My interest in Russia began with its poetry. It was a poets dream to be stationed there. The language is beautiful to listen to and Russians know their literature and much of ours as well.
A very good Russian friend of mine took me to Peredelkino an area outside Moscow where Artists and poets had their homes: Pasternak, Alexander Blok and many others. But the highlight of my time there was the introduction my friend gave me to the poet Sasha Krasny. We waited in the minus 30 Moscow afternoon till having phoned ahead we knew that Sasha had taken his afternoon nap and was ready to receive visitors.
Sasha at that time was aged 111, born in 1882. He was living in a small Moscow apartment with, I believe, some distant relatives, his room separated from his hosts by a wooden curtain.
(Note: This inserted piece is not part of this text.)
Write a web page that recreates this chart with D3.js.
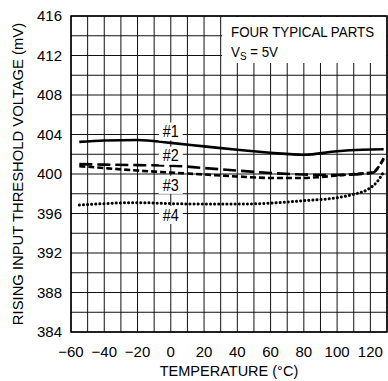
<!DOCTYPE html>
<html>
<head>
<meta charset="utf-8">
<script src="https://cdn.jsdelivr.net/npm/d3@7"></script>
<style>
  body { margin: 0; background: #fff; }
  text { font-family: "Liberation Sans", Arial, sans-serif; fill: #000; }
</style>
</head>
<body>
<svg width="388" height="381"></svg>
<script>
// temperature (°C) and threshold (mV) for each of the four parts
var temps1 = [-55, -40, -20, 0, 20, 40, 60, 80, 100, 115, 128];
var part1 = [403.25, 403.4, 403.45, 403.15, 402.8, 402.45, 402.15, 401.95, 402.3, 402.45, 402.5];

var temps2 = [-55, -40, -20, 0, 20, 40, 60, 80, 100, 110, 121, 128];
var part2 = [401.0, 400.95, 400.9, 400.85, 400.6, 400.35, 400.1, 399.95, 399.9, 399.95, 400.1, 401.6];

var temps3 = [-55, -40, -20, 0, 20, 40, 60, 80, 90, 100, 110, 121, 128];
var part3 = [400.8, 400.6, 400.35, 400.15, 399.95, 399.75, 399.6, 399.6, 399.7, 399.85, 400.0, 400.15, 401.5];

var temps4 = [-55, -40, -20, 0, 20, 40, 60, 80, 100, 110, 118, 124, 128];
var part4 = [396.85, 397.0, 397.1, 397.0, 396.95, 396.95, 397.05, 397.3, 397.6, 397.95, 398.4, 399.2, 400.2];

var labelNames = ["#1", "#2", "#3", "#4"];
var labelValues = [404.3, 401.85, 398.9, 395.85];
var xTicks = [-60, -40, -20, 0, 20, 40, 60, 80, 100, 120];
var yTicks = [384, 388, 392, 396, 400, 404, 408, 412, 416];

var svg = d3.select("svg");
var pLeft = 71, pRight = 387, pTop = 16, pBottom = 332;

var x = d3.scaleLinear().domain([-60, 130]).range([pLeft, pRight]);
var y = d3.scaleLinear().domain([384, 416]).range([pBottom, pTop]);

// grid
var grid = svg.append("g").attr("stroke", "#111").attr("stroke-width", 1);
grid.selectAll(".v").data(d3.range(-60, 131, 10)).enter().append("line")
  .attr("x1", function(d) { return x(d); }).attr("x2", function(d) { return x(d); })
  .attr("y1", pTop).attr("y2", pBottom);
grid.selectAll(".h").data(d3.range(384, 417, 2)).enter().append("line")
  .attr("x1", pLeft).attr("x2", pRight)
  .attr("y1", function(d) { return y(d); }).attr("y2", function(d) { return y(d); });

svg.append("rect").attr("x", pLeft).attr("y", pTop)
  .attr("width", pRight - pLeft).attr("height", pBottom - pTop)
  .attr("fill", "none").attr("stroke", "#000").attr("stroke-width", 1.5);

// tick labels
svg.selectAll(".yt").data(yTicks).enter().append("text")
  .attr("x", 62).attr("y", function(d) { return y(d); })
  .attr("dy", "0.36em").attr("text-anchor", "end")
  .attr("font-size", 15).text(function(d) { return d; });

svg.selectAll(".xt").data(xTicks).enter().append("text")
  .attr("x", function(d) { return x(d); }).attr("y", 352)
  .attr("dy", "0.36em").attr("text-anchor", "middle")
  .attr("font-size", 15).text(function(d) { return d < 0 ? "\u2212" + (-d) : d; });

svg.append("text").attr("x", 229).attr("y", 371).attr("dy", "0.36em")
  .attr("text-anchor", "middle").attr("font-size", 14.5)
  .text("TEMPERATURE (\u00B0C)");

svg.append("text").attr("transform", "translate(18,174) rotate(-90)")
  .attr("dy", "0.36em").attr("text-anchor", "middle").attr("font-size", 14.8)
  .text("RISING INPUT THRESHOLD VOLTAGE (mV)");

// legend note (narrowed a bit to look like the condensed face)
svg.append("rect").attr("x", 222).attr("y", pTop + 1).attr("width", pRight - 222 - 1).attr("height", 46).attr("fill", "#fff");
svg.append("text").attr("transform", "translate(231,37) scale(0.86,1)")
  .attr("font-size", 15.5).text("FOUR TYPICAL PARTS");
var vs = svg.append("text").attr("transform", "translate(231,57) scale(0.86,1)").attr("font-size", 15.5);
vs.append("tspan").text("V");
vs.append("tspan").attr("font-size", 11.5).attr("dy", 3).text("S");
vs.append("tspan").attr("dy", -3).text(" = 5V");

// curves
var line = d3.line().curve(d3.curveMonotoneX)
  .x(function(d) { return x(d[0]); }).y(function(d) { return y(d[1]); });

var series = [
  { t: temps1, v: part1, dash: null, cap: "butt" },
  { t: temps2, v: part2, dash: "13,5", cap: "butt" },
  { t: temps3, v: part3, dash: "6,3", cap: "butt" },
  { t: temps4, v: part4, dash: "0.1,4", cap: "round" }
];

series.forEach(function(s) {
  svg.append("path")
    .datum(d3.zip(s.t, s.v))
    .attr("d", line)
    .attr("fill", "none").attr("stroke", "#000")
    .attr("stroke-width", s.cap == "round" ? 3 : 2.6)
    .attr("stroke-linecap", s.cap)
    .attr("stroke-dasharray", s.dash);
});

// curve labels
labelNames.forEach(function(name, i) {
  var cy = y(labelValues[i]);
  svg.append("rect").attr("x", x(0) - 12).attr("y", cy - 9).attr("width", 24).attr("height", 18).attr("fill", "#fff");
  svg.append("text").attr("transform", "translate(" + x(0) + "," + cy + ") scale(0.9,1)")
    .attr("dy", "0.36em").attr("text-anchor", "middle").attr("font-size", 16).text(name);
});
</script>
</body>
</html>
His life had been remarkable by any standard regardless of his age. He had been an artist a performer with a Bolshevik touring theatre, a bodyguard to Lenin, he had known the poet Esenin and was, when I met him writing a collection of poems dedicated to his wife who had died some 30 years previously. Through my translator we discussed poetry and he expressed his concerns about the rising costs of food and publishing.
He proudly showed me a new sculpted portrait head which had been done of him. He read me some of his poems and a poem of Esenin and I read him Fern Hill by Dylan Thomas – the best I could offer him in exchange. Though his eyesight was failing his voice was strong and resonus like a Russian bell.
Before we left he asked me to feel his arm. He flexed his elbow and his biceps were like steel. His secret he said was his daily press-ups which he did without fail sick or well.
As we went to leave he asked my young friend for a kiss. She went to give him a peck on the cheek . No, not like that he said. A real kiss. I think there was more to his longevity than press ups!
He gifted me a book of his poems and wrote in it ‘ To my new English friend.’
And so the reason I have my Russian dictionary by me is because I want to translate the first poem, a love letter from Moscow to Odessa – the town of his birth, his homeland of Ukraine – and try to understand how people who have truly been brothers have come to this.